* [EXERCISE INSTRUCTIONS] Make an exact transcription of the material, leaving out all images.
>> Begin
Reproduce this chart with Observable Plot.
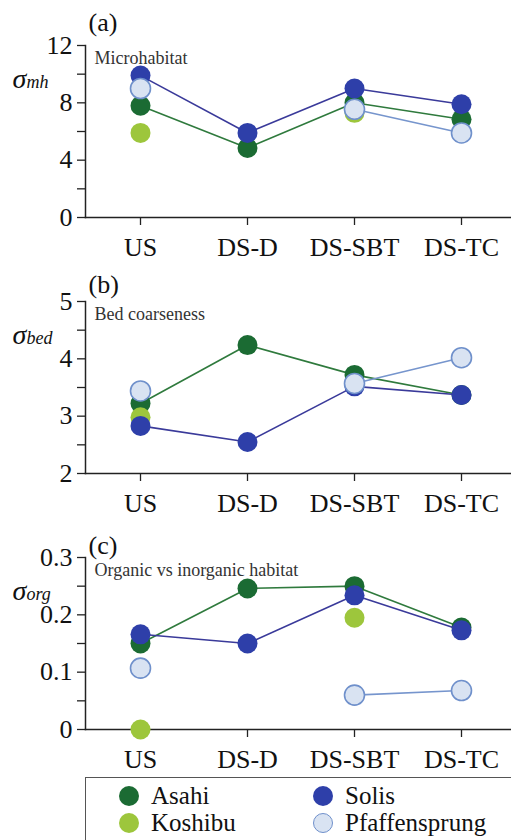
<!DOCTYPE html>
<html><head><meta charset="utf-8">
<script src="https://cdn.jsdelivr.net/npm/d3@7"></script>
<script src="https://cdn.jsdelivr.net/npm/@observablehq/plot@0.6"></script>
<style>
html,body{margin:0;padding:0;background:#fff}
body{width:511px;height:840px;overflow:hidden;font-family:"Liberation Serif";color:#111}
svg{display:block}
#legend{position:relative;margin-left:85px;margin-top:9px;width:440px;height:80px;border:1.5px solid #555;box-sizing:border-box}
.item{position:absolute;display:flex;align-items:center;font-family:"Liberation Serif";font-size:25px;line-height:27px;height:27px;white-space:nowrap}
.sw{display:inline-block;width:20px;height:20px;border-radius:50%;margin-right:12px;box-sizing:border-box}
</style></head><body><div id="chart"></div><script>
// Categories and series
const sites = ["US", "DS-D", "DS-SBT", "DS-TC"];
const seriesNames = ["Asahi", "Koshibu", "Solis", "Pfaffensprung"];

// (a) Microhabitat  σ_mh
const mhAsahi = [7.8, 4.85, 8.0, 6.85];
const mhKoshibu = [5.9, null, 7.3, null];
const mhSolis = [9.9, 5.9, 9.0, 7.9];
const mhPfaff = [9.0, null, 7.55, 5.9];

// (b) Bed coarseness  σ_bed
const bedAsahi = [3.22, 4.24, 3.72, 3.37];
const bedKoshibu = [2.98, null, 3.56, null];
const bedSolis = [2.83, 2.55, 3.52, 3.37];
const bedPfaff = [3.44, null, 3.57, 4.02];

// (c) Organic vs inorganic habitat  σ_org
const orgAsahi = [0.15, 0.246, 0.25, 0.178];
const orgKoshibu = [0, null, 0.195, null];
const orgSolis = [0.166, 0.15, 0.234, 0.173];
const orgPfaff = [0.107, null, 0.06, 0.068];

// Axis ticks
const mhTicks = [0, 4, 8, 12], mhMinor = [2, 6, 10];
const bedTicks = [2, 3, 4, 5], bedMinor = [2.5, 3.5, 4.5];
const orgTicks = [0, 0.1, 0.2, 0.3], orgMinor = [0.05, 0.15, 0.25];

const style = {
  Asahi: {fill: "#1b6b33", stroke: "none", line: "#2f7a3d"},
  Koshibu: {fill: "#9dc63c", stroke: "none", line: null},
  Solis: {fill: "#2e3fa9", stroke: "none", line: "#3a3a9a"},
  Pfaffensprung: {fill: "#d9e3f2", stroke: "#6f90cb", line: "#7695cd"}
};

const serif = "Liberation Serif";

function rows(name, vals) {
  return sites.map((s, i) => ({series: name, site: s, value: vals[i] == null ? NaN : vals[i]}));
}

function panel({tag, tagDy, title, sub, sets, domain, major, minor}) {
  const marks = [];
  marks.push(Plot.frame({anchor: "left", stroke: "#222", strokeWidth: 1.5}));
  marks.push(Plot.frame({anchor: "bottom", stroke: "#222", strokeWidth: 1.5}));
  marks.push(Plot.axisY({ticks: major.concat(minor), tickSize: 8, tickPadding: 5,
    tickFormat: d => major.includes(d) ? String(d) : "",
    fontSize: 26, fontFamily: serif, fill: "#111", stroke: "#222", strokeWidth: 1.3}));
  marks.push(Plot.axisX({tickSize: 8, tickPadding: 12, fontSize: 26, fontFamily: serif,
    fill: "#111", stroke: "#222", strokeWidth: 1.3}));
  seriesNames.forEach((name, k) => {
    const data = rows(name, sets[k]);
    const st = style[name];
    if (st.line) marks.push(Plot.line(data, {x: "site", y: "value", stroke: st.line, strokeWidth: 1.6}));
    marks.push(Plot.dot(data, {x: "site", y: "value", r: 10, fill: st.fill,
      stroke: st.stroke, strokeWidth: 1.6}));
  });
  marks.push(Plot.text([tag], {frameAnchor: "top-left", dx: 3, dy: tagDy, textAnchor: "start",
    fontSize: 26, fontFamily: serif, fill: "#111"}));
  marks.push(Plot.text([title], {frameAnchor: "top-left", dx: 9, dy: 6, textAnchor: "start",
    fontSize: 18, fontFamily: serif, fill: "#333"}));
  marks.push(Plot.text(["σ"], {frameAnchor: "top-left", dx: -73, dy: 23, textAnchor: "start",
    fontSize: 28, fontStyle: "italic", fontFamily: serif, fill: "#111"}));
  marks.push(Plot.text([sub], {frameAnchor: "top-left", dx: -59, dy: 30, textAnchor: "start",
    fontSize: 18, fontStyle: "italic", fontFamily: serif, fill: "#111"}));
  return Plot.plot({
    width: 511, height: 256,
    marginLeft: 85, marginRight: 0, marginTop: 45, marginBottom: 39,
    style: {fontFamily: serif, background: "#fff", overflow: "visible"},
    x: {type: "point", domain: sites, range: [140, 461], padding: 0, label: null},
    y: {domain, label: null},
    marks
  });
}

const chart = document.getElementById("chart");
chart.append(panel({tag: "(a)", tagDy: -33, title: "Microhabitat", sub: "mh",
  sets: [mhAsahi, mhKoshibu, mhSolis, mhPfaff], domain: [0, 12], major: mhTicks, minor: mhMinor}));
chart.append(panel({tag: "(b)", tagDy: -27, title: "Bed coarseness", sub: "bed",
  sets: [bedAsahi, bedKoshibu, bedSolis, bedPfaff], domain: [2, 5], major: bedTicks, minor: bedMinor}));
chart.append(panel({tag: "(c)", tagDy: -22, title: "Organic vs inorganic habitat", sub: "org",
  sets: [orgAsahi, orgKoshibu, orgSolis, orgPfaff], domain: [0, 0.3], major: orgTicks, minor: orgMinor}));

// Legend (HTML, below the plots)
const legend = document.createElement("div");
legend.id = "legend";
const pos = {Asahi: [33, 4], Solis: [227, 4], Koshibu: [33, 31], Pfaffensprung: [227, 31]};
seriesNames.forEach(name => {
  const it = document.createElement("div");
  it.className = "item";
  it.style.left = pos[name][0] + "px";
  it.style.top = pos[name][1] + "px";
  const sw = document.createElement("span");
  sw.className = "sw";
  sw.style.background = style[name].fill;
  if (style[name].stroke !== "none") sw.style.border = "1.6px solid " + style[name].stroke;
  it.append(sw, document.createTextNode(name));
  legend.append(it);
});
document.body.append(legend);
</script></body></html>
>> End
* [EXPECTED OUTPUT]
Reproduce this chart with Observable Plot.
<!DOCTYPE html>
<html><head><meta charset="utf-8">
<script src="https://cdn.jsdelivr.net/npm/d3@7"></script>
<script src="https://cdn.jsdelivr.net/npm/@observablehq/plot@0.6"></script>
<style>
html,body{margin:0;padding:0;background:#fff}
body{width:511px;height:840px;overflow:hidden;font-family:"Liberation Serif";color:#111}
svg{display:block}
#legend{position:relative;margin-left:85px;margin-top:9px;width:440px;height:80px;border:1.5px solid #555;box-sizing:border-box}
.item{position:absolute;display:flex;align-items:center;font-family:"Liberation Serif";font-size:25px;line-height:27px;height:27px;white-space:nowrap}
.sw{display:inline-block;width:20px;height:20px;border-radius:50%;margin-right:12px;box-sizing:border-box}
</style></head><body><div id="chart"></div><script>
// Categories and series
const sites = ["US", "DS-D", "DS-SBT", "DS-TC"];
const seriesNames = ["Asahi", "Koshibu", "Solis", "Pfaffensprung"];

// (a) Microhabitat  σ_mh
const mhAsahi = [7.8, 4.85, 8.0, 6.85];
const mhKoshibu = [5.9, null, 7.3, null];
const mhSolis = [9.9, 5.9, 9.0, 7.9];
const mhPfaff = [9.0, null, 7.55, 5.9];

// (b) Bed coarseness  σ_bed
const bedAsahi = [3.22, 4.24, 3.72, 3.37];
const bedKoshibu = [2.98, null, 3.56, null];
const bedSolis = [2.83, 2.55, 3.52, 3.37];
const bedPfaff = [3.44, null, 3.57, 4.02];

// (c) Organic vs inorganic habitat  σ_org
const orgAsahi = [0.15, 0.246, 0.25, 0.178];
const orgKoshibu = [0, null, 0.195, null];
const orgSolis = [0.166, 0.15, 0.234, 0.173];
const orgPfaff = [0.107, null, 0.06, 0.068];

// Axis ticks
const mhTicks = [0, 4, 8, 12], mhMinor = [2, 6, 10];
const bedTicks = [2, 3, 4, 5], bedMinor = [2.5, 3.5, 4.5];
const orgTicks = [0, 0.1, 0.2, 0.3], orgMinor = [0.05, 0.15, 0.25];

const style = {
  Asahi: {fill: "#1b6b33", stroke: "none", line: "#2f7a3d"},
  Koshibu: {fill: "#9dc63c", stroke: "none", line: null},
  Solis: {fill: "#2e3fa9", stroke: "none", line: "#3a3a9a"},
  Pfaffensprung: {fill: "#d9e3f2", stroke: "#6f90cb", line: "#7695cd"}
};

const serif = "Liberation Serif";

function rows(name, vals) {
  return sites.map((s, i) => ({series: name, site: s, value: vals[i] == null ? NaN : vals[i]}));
}

function panel({tag, tagDy, title, sub, sets, domain, major, minor}) {
  const marks = [];
  marks.push(Plot.frame({anchor: "left", stroke: "#222", strokeWidth: 1.5}));
  marks.push(Plot.frame({anchor: "bottom", stroke: "#222", strokeWidth: 1.5}));
  marks.push(Plot.axisY({ticks: major.concat(minor), tickSize: 8, tickPadding: 5,
    tickFormat: d => major.includes(d) ? String(d) : "",
    fontSize: 26, fontFamily: serif, fill: "#111", stroke: "#222", strokeWidth: 1.3}));
  marks.push(Plot.axisX({tickSize: 8, tickPadding: 12, fontSize: 26, fontFamily: serif,
    fill: "#111", stroke: "#222", strokeWidth: 1.3}));
  seriesNames.forEach((name, k) => {
    const data = rows(name, sets[k]);
    const st = style[name];
    if (st.line) marks.push(Plot.line(data, {x: "site", y: "value", stroke: st.line, strokeWidth: 1.6}));
    marks.push(Plot.dot(data, {x: "site", y: "value", r: 10, fill: st.fill,
      stroke: st.stroke, strokeWidth: 1.6}));
  });
  marks.push(Plot.text([tag], {frameAnchor: "top-left", dx: 3, dy: tagDy, textAnchor: "start",
    fontSize: 26, fontFamily: serif, fill: "#111"}));
  marks.push(Plot.text([title], {frameAnchor: "top-left", dx: 9, dy: 6, textAnchor: "start",
    fontSize: 18, fontFamily: serif, fill: "#333"}));
  marks.push(Plot.text(["σ"], {frameAnchor: "top-left", dx: -73, dy: 23, textAnchor: "start",
    fontSize: 28, fontStyle: "italic", fontFamily: serif, fill: "#111"}));
  marks.push(Plot.text([sub], {frameAnchor: "top-left", dx: -59, dy: 30, textAnchor: "start",
    fontSize: 18, fontStyle: "italic", fontFamily: serif, fill: "#111"}));
  return Plot.plot({
    width: 511, height: 256,
    marginLeft: 85, marginRight: 0, marginTop: 45, marginBottom: 39,
    style: {fontFamily: serif, background: "#fff", overflow: "visible"},
    x: {type: "point", domain: sites, range: [140, 461], padding: 0, label: null},
    y: {domain, label: null},
    marks
  });
}

const chart = document.getElementById("chart");
chart.append(panel({tag: "(a)", tagDy: -33, title: "Microhabitat", sub: "mh",
  sets: [mhAsahi, mhKoshibu, mhSolis, mhPfaff], domain: [0, 12], major: mhTicks, minor: mhMinor}));
chart.append(panel({tag: "(b)", tagDy: -27, title: "Bed coarseness", sub: "bed",
  sets: [bedAsahi, bedKoshibu, bedSolis, bedPfaff], domain: [2, 5], major: bedTicks, minor: bedMinor}));
chart.append(panel({tag: "(c)", tagDy: -22, title: "Organic vs inorganic habitat", sub: "org",
  sets: [orgAsahi, orgKoshibu, orgSolis, orgPfaff], domain: [0, 0.3], major: orgTicks, minor: orgMinor}));

// Legend (HTML, below the plots)
const legend = document.createElement("div");
legend.id = "legend";
const pos = {Asahi: [33, 4], Solis: [227, 4], Koshibu: [33, 31], Pfaffensprung: [227, 31]};
seriesNames.forEach(name => {
  const it = document.createElement("div");
  it.className = "item";
  it.style.left = pos[name][0] + "px";
  it.style.top = pos[name][1] + "px";
  const sw = document.createElement("span");
  sw.className = "sw";
  sw.style.background = style[name].fill;
  if (style[name].stroke !== "none") sw.style.border = "1.6px solid " + style[name].stroke;
  it.append(sw, document.createTextNode(name));
  legend.append(it);
});
document.body.append(legend);
</script></body></html>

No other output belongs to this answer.